# Set task
In your copy, include every line of the listing below exactly but none of the pictures.

# Information provided
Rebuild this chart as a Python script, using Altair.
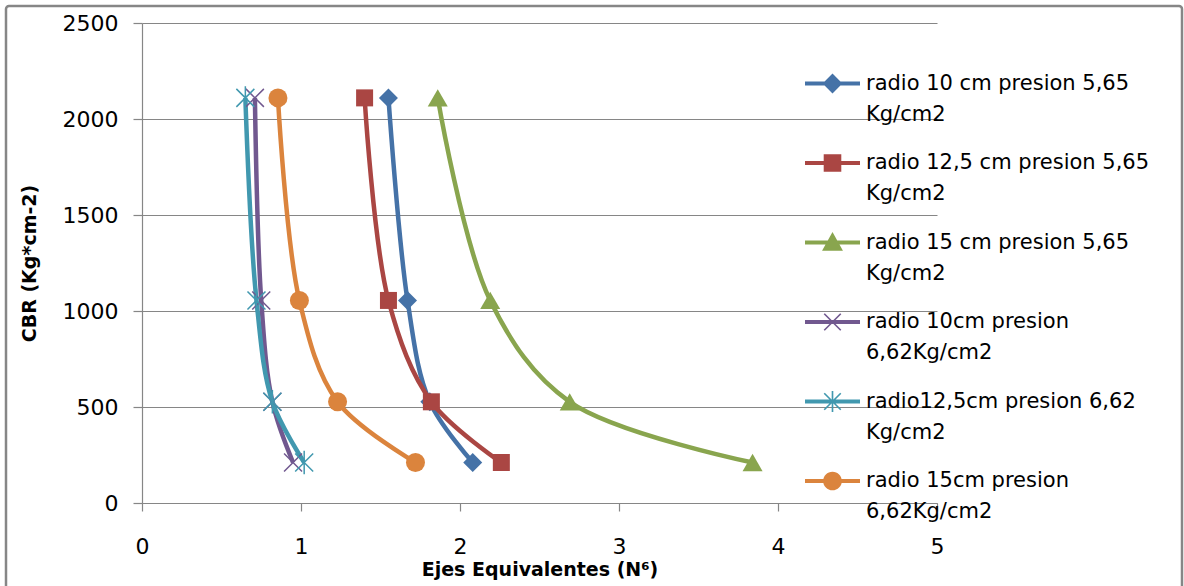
import altair as alt
import pandas as pd

# ---- data ----
series = [
    "radio 10 cm presion 5,65 Kg/cm2",
    "radio 12,5 cm presion 5,65 Kg/cm2",
    "radio 15 cm presion 5,65 Kg/cm2",
    "radio 10cm presion 6,62Kg/cm2",
    "radio12,5cm presion 6,62 Kg/cm2",
    "radio 15cm presion 6,62Kg/cm2",
]
cbr = [2110, 1055, 527, 211]
ejes_r10_565 = [1.55, 1.67, 1.81, 2.08]
ejes_r125_565 = [1.40, 1.55, 1.82, 2.26]
ejes_r15_565 = [1.86, 2.19, 2.69, 3.84]
ejes_r10_662 = [0.71, 0.75, 0.82, 0.95]
ejes_r125_662 = [0.65, 0.72, 0.82, 1.02]
ejes_r15_662 = [0.855, 0.99, 1.23, 1.72]

colors = ["#4572A7", "#AA4643", "#89A54E", "#71588F", "#4198AF", "#DB843D"]
x_ticks = [0, 1, 2, 3, 4, 5]
y_ticks = [0, 500, 1000, 1500, 2000, 2500]

all_x = [ejes_r10_565, ejes_r125_565, ejes_r15_565, ejes_r10_662, ejes_r125_662, ejes_r15_662]
rows = []
for s, xs in zip(series, all_x):
    for xv, yv in zip(xs, cbr):
        rows.append({"serie": s, "ejes": xv, "cbr": yv})
df = pd.DataFrame(rows)

# marker shapes in plot
plot_shapes = ["diamond", "square", "triangle-up",
               "M-1,-1L1,1M-1,1L1,-1",
               "M-1,-1L1,1M-1,1L1,-1M0,-1.3V1.3",
               "circle"]
plot_sizes = [361, 289, 400, 324, 324, 361]
plot_filled = [True, True, True, False, False, True]

# legend symbols: line + marker, drawn as filled paths
LINE = "M-1,-0.07H1V0.07H-1Z"
XARMS = ("M-0.279,-0.321L0.321,0.279L0.279,0.321L-0.321,-0.279Z"
         "M-0.321,0.279L0.279,-0.321L0.321,-0.279L-0.279,0.321Z")
legend_paths = [
    LINE + "M0,-0.36L0.36,0L0,0.36L-0.36,0Z",
    LINE + "M-0.32,-0.32H0.32V0.32H-0.32Z",
    LINE + "M0,-0.38L0.38,0.3H-0.38Z",
    LINE + XARMS,
    LINE + XARMS + "M-0.03,-0.38H0.03V0.38H-0.03Z",
    LINE + "M0.34,0A0.34,0.34,0,1,1,-0.34,0A0.34,0.34,0,1,1,0.34,0Z",
]

FONT = "DejaVu Sans"
GRAY = "#868686"

cscale = alt.Scale(domain=series, range=colors)

x_enc = alt.X("ejes:Q", scale=alt.Scale(domain=[0, 5], nice=False, zero=False),
              axis=alt.Axis(values=x_ticks, title="Ejes Equivalentes (N⁶)", grid=False,
                            tickSize=8, labelPadding=25, labelFontSize=22, labelFlush=False,
                            titleFontSize=19, titleFontWeight="bold",
                            titleY=57, titleBaseline="top"))
y_enc = alt.Y("cbr:Q", scale=alt.Scale(domain=[0, 2500], nice=False),
              axis=alt.Axis(values=y_ticks, format="d", title="CBR (Kg*cm-2)", grid=True,
                            tickSize=9, labelPadding=15, labelFontSize=22,
                            titleFontSize=19, titleFontWeight="bold",
                            titleX=-113, titleY=240, titleBaseline="middle"))

legend = alt.Legend(
    title=None, orient="none", legendX=663, legendY=33,
    labelExpr="[substring(datum.label, 0, lastindexof(datum.label, ' ')), substring(datum.label, lastindexof(datum.label, ' ') + 1)]",
    labelFont=FONT, labelFontSize=21, labelColor="#000000", labelLimit=400,
    labelBaseline="middle",
    labelOffset=6, symbolSize=3025, symbolStrokeWidth=0, symbolOpacity=1,
    rowPadding=10.5,
)

frame = alt.Chart(alt.Data(values=[{}])).mark_rect(
    fill="white", fillOpacity=0, stroke=GRAY, strokeWidth=2.5, cornerRadius=3
).encode(x=alt.value(-136), x2=alt.value(1040), y=alt.value(-17), y2=alt.value(575))

legend_layer = alt.Chart(df).transform_filter("false").mark_point(filled=True, opacity=1).encode(
    x=x_enc, y=y_enc,
    color=alt.Color("serie:N", scale=cscale, legend=legend),
    shape=alt.Shape("serie:N", scale=alt.Scale(domain=series, range=legend_paths), legend=legend),
)

lines = alt.Chart(df).mark_line(interpolate="catmull-rom", strokeWidth=4.5).encode(
    x=x_enc, y=y_enc,
    color=alt.Color("serie:N", scale=cscale),
    order=alt.Order("cbr:Q", sort="descending"),
)

point_layers = []
for i, s in enumerate(series):
    kw = dict(shape=plot_shapes[i], size=plot_sizes[i], filled=plot_filled[i], opacity=1)
    if not plot_filled[i]:
        kw["strokeWidth"] = 1.5
    point_layers.append(
        alt.Chart(df).transform_filter(alt.datum.serie == s).mark_point(**kw).encode(
            x=x_enc, y=y_enc,
            color=alt.Color("serie:N", scale=cscale),
        )
    )

chart = alt.layer(frame, legend_layer, lines, *point_layers).properties(
    width=795, height=480,
    autosize=alt.AutoSizeParams(type="none"),
    padding={"left": 142, "top": 23, "right": 247, "bottom": 83},
    background="white",
).configure(
    style={"guide-label": {"lineHeight": 31}}
).configure_view(stroke=None).configure_axis(
    labelFont=FONT, titleFont=FONT, labelColor="#000000", titleColor="#000000",
    domainColor=GRAY, tickColor=GRAY, gridColor=GRAY, gridWidth=1.2,
    domainWidth=1.2, tickWidth=1.2,
)

chart.save("out.html", embed_options={"renderer": "svg", "actions": False})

# Exercise answer
Rebuild this chart as a Python script, using Altair.
import altair as alt
import pandas as pd

# ---- data ----
series = [
    "radio 10 cm presion 5,65 Kg/cm2",
    "radio 12,5 cm presion 5,65 Kg/cm2",
    "radio 15 cm presion 5,65 Kg/cm2",
    "radio 10cm presion 6,62Kg/cm2",
    "radio12,5cm presion 6,62 Kg/cm2",
    "radio 15cm presion 6,62Kg/cm2",
]
cbr = [2110, 1055, 527, 211]
ejes_r10_565 = [1.55, 1.67, 1.81, 2.08]
ejes_r125_565 = [1.40, 1.55, 1.82, 2.26]
ejes_r15_565 = [1.86, 2.19, 2.69, 3.84]
ejes_r10_662 = [0.71, 0.75, 0.82, 0.95]
ejes_r125_662 = [0.65, 0.72, 0.82, 1.02]
ejes_r15_662 = [0.855, 0.99, 1.23, 1.72]

colors = ["#4572A7", "#AA4643", "#89A54E", "#71588F", "#4198AF", "#DB843D"]
x_ticks = [0, 1, 2, 3, 4, 5]
y_ticks = [0, 500, 1000, 1500, 2000, 2500]

all_x = [ejes_r10_565, ejes_r125_565, ejes_r15_565, ejes_r10_662, ejes_r125_662, ejes_r15_662]
rows = []
for s, xs in zip(series, all_x):
    for xv, yv in zip(xs, cbr):
        rows.append({"serie": s, "ejes": xv, "cbr": yv})
df = pd.DataFrame(rows)

# marker shapes in plot
plot_shapes = ["diamond", "square", "triangle-up",
               "M-1,-1L1,1M-1,1L1,-1",
               "M-1,-1L1,1M-1,1L1,-1M0,-1.3V1.3",
               "circle"]
plot_sizes = [361, 289, 400, 324, 324, 361]
plot_filled = [True, True, True, False, False, True]

# legend symbols: line + marker, drawn as filled paths
LINE = "M-1,-0.07H1V0.07H-1Z"
XARMS = ("M-0.279,-0.321L0.321,0.279L0.279,0.321L-0.321,-0.279Z"
         "M-0.321,0.279L0.279,-0.321L0.321,-0.279L-0.279,0.321Z")
legend_paths = [
    LINE + "M0,-0.36L0.36,0L0,0.36L-0.36,0Z",
    LINE + "M-0.32,-0.32H0.32V0.32H-0.32Z",
    LINE + "M0,-0.38L0.38,0.3H-0.38Z",
    LINE + XARMS,
    LINE + XARMS + "M-0.03,-0.38H0.03V0.38H-0.03Z",
    LINE + "M0.34,0A0.34,0.34,0,1,1,-0.34,0A0.34,0.34,0,1,1,0.34,0Z",
]

FONT = "DejaVu Sans"
GRAY = "#868686"

cscale = alt.Scale(domain=series, range=colors)

x_enc = alt.X("ejes:Q", scale=alt.Scale(domain=[0, 5], nice=False, zero=False),
              axis=alt.Axis(values=x_ticks, title="Ejes Equivalentes (N⁶)", grid=False,
                            tickSize=8, labelPadding=25, labelFontSize=22, labelFlush=False,
                            titleFontSize=19, titleFontWeight="bold",
                            titleY=57, titleBaseline="top"))
y_enc = alt.Y("cbr:Q", scale=alt.Scale(domain=[0, 2500], nice=False),
              axis=alt.Axis(values=y_ticks, format="d", title="CBR (Kg*cm-2)", grid=True,
                            tickSize=9, labelPadding=15, labelFontSize=22,
                            titleFontSize=19, titleFontWeight="bold",
                            titleX=-113, titleY=240, titleBaseline="middle"))

legend = alt.Legend(
    title=None, orient="none", legendX=663, legendY=33,
    labelExpr="[substring(datum.label, 0, lastindexof(datum.label, ' ')), substring(datum.label, lastindexof(datum.label, ' ') + 1)]",
    labelFont=FONT, labelFontSize=21, labelColor="#000000", labelLimit=400,
    labelBaseline="middle",
    labelOffset=6, symbolSize=3025, symbolStrokeWidth=0, symbolOpacity=1,
    rowPadding=10.5,
)

frame = alt.Chart(alt.Data(values=[{}])).mark_rect(
    fill="white", fillOpacity=0, stroke=GRAY, strokeWidth=2.5, cornerRadius=3
).encode(x=alt.value(-136), x2=alt.value(1040), y=alt.value(-17), y2=alt.value(575))

legend_layer = alt.Chart(df).transform_filter("false").mark_point(filled=True, opacity=1).encode(
    x=x_enc, y=y_enc,
    color=alt.Color("serie:N", scale=cscale, legend=legend),
    shape=alt.Shape("serie:N", scale=alt.Scale(domain=series, range=legend_paths), legend=legend),
)

lines = alt.Chart(df).mark_line(interpolate="catmull-rom", strokeWidth=4.5).encode(
    x=x_enc, y=y_enc,
    color=alt.Color("serie:N", scale=cscale),
    order=alt.Order("cbr:Q", sort="descending"),
)

point_layers = []
for i, s in enumerate(series):
    kw = dict(shape=plot_shapes[i], size=plot_sizes[i], filled=plot_filled[i], opacity=1)
    if not plot_filled[i]:
        kw["strokeWidth"] = 1.5
    point_layers.append(
        alt.Chart(df).transform_filter(alt.datum.serie == s).mark_point(**kw).encode(
            x=x_enc, y=y_enc,
            color=alt.Color("serie:N", scale=cscale),
        )
    )

chart = alt.layer(frame, legend_layer, lines, *point_layers).properties(
    width=795, height=480,
    autosize=alt.AutoSizeParams(type="none"),
    padding={"left": 142, "top": 23, "right": 247, "bottom": 83},
    background="white",
).configure(
    style={"guide-label": {"lineHeight": 31}}
).configure_view(stroke=None).configure_axis(
    labelFont=FONT, titleFont=FONT, labelColor="#000000", titleColor="#000000",
    domainColor=GRAY, tickColor=GRAY, gridColor=GRAY, gridWidth=1.2,
    domainWidth=1.2, tickWidth=1.2,
)

chart.save("out.html", embed_options={"renderer": "svg", "actions": False})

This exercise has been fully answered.